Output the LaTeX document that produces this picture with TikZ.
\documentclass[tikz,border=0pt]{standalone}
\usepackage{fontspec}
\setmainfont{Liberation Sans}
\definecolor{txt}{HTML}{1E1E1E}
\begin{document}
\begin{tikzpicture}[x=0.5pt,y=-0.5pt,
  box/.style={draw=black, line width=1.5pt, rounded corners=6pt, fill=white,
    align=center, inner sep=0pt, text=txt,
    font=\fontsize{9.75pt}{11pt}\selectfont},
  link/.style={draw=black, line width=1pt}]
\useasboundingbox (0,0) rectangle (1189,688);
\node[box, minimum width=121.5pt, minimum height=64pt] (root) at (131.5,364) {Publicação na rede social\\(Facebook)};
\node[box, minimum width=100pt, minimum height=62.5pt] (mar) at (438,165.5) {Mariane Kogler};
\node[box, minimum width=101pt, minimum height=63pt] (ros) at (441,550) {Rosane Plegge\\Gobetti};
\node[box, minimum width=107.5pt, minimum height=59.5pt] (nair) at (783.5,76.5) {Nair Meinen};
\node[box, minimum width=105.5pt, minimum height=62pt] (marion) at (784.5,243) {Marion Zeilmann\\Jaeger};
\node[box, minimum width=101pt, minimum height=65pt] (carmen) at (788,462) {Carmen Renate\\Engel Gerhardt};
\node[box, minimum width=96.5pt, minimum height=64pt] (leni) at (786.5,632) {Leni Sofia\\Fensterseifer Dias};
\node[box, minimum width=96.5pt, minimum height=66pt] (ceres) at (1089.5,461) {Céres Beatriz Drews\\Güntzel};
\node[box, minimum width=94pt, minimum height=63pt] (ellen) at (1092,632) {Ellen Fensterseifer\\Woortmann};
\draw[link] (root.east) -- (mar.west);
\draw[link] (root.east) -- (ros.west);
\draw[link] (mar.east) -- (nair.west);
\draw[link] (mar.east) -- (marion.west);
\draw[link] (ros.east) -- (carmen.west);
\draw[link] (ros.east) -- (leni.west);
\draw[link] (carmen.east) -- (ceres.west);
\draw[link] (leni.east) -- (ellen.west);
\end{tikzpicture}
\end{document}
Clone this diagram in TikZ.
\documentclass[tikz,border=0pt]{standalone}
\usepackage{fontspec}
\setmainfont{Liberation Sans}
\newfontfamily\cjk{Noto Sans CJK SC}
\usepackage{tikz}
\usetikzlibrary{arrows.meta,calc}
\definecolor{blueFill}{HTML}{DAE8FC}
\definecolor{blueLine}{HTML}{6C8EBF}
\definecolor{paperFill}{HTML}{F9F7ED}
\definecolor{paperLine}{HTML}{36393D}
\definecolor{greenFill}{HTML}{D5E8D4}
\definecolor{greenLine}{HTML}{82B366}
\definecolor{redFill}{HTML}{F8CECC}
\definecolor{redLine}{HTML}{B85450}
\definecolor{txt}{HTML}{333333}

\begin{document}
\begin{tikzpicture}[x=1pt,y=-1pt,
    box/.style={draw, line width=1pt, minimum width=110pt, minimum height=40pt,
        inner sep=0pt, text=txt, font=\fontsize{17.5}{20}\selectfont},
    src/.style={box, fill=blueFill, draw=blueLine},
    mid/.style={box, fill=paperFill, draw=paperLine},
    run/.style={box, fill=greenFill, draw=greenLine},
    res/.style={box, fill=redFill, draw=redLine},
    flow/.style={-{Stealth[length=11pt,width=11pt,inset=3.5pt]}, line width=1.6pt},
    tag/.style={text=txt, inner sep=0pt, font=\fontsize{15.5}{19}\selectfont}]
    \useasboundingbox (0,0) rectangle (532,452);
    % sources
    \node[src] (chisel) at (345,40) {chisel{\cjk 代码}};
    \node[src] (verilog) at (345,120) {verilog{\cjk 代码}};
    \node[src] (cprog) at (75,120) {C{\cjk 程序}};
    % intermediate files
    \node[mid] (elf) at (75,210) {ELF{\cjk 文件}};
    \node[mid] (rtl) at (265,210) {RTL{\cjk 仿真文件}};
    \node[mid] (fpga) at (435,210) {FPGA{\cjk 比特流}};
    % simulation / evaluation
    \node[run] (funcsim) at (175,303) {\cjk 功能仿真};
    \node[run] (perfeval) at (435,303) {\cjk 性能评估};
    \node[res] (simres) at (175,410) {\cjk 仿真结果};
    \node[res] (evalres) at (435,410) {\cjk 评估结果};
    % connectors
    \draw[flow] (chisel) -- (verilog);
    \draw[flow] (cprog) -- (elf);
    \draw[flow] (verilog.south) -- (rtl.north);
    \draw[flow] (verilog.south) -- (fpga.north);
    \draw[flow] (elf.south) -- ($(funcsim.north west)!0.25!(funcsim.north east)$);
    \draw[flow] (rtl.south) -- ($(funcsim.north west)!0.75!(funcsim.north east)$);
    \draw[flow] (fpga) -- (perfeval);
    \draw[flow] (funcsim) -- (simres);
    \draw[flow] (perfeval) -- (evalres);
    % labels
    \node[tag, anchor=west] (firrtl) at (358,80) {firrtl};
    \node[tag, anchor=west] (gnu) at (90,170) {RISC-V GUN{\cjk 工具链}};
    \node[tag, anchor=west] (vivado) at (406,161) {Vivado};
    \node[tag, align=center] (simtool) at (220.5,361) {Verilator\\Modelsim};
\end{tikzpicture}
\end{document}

* **Short exercise**
Work out how many lines of the data above hold the word "this", and write only the count.

* **Task answer**
2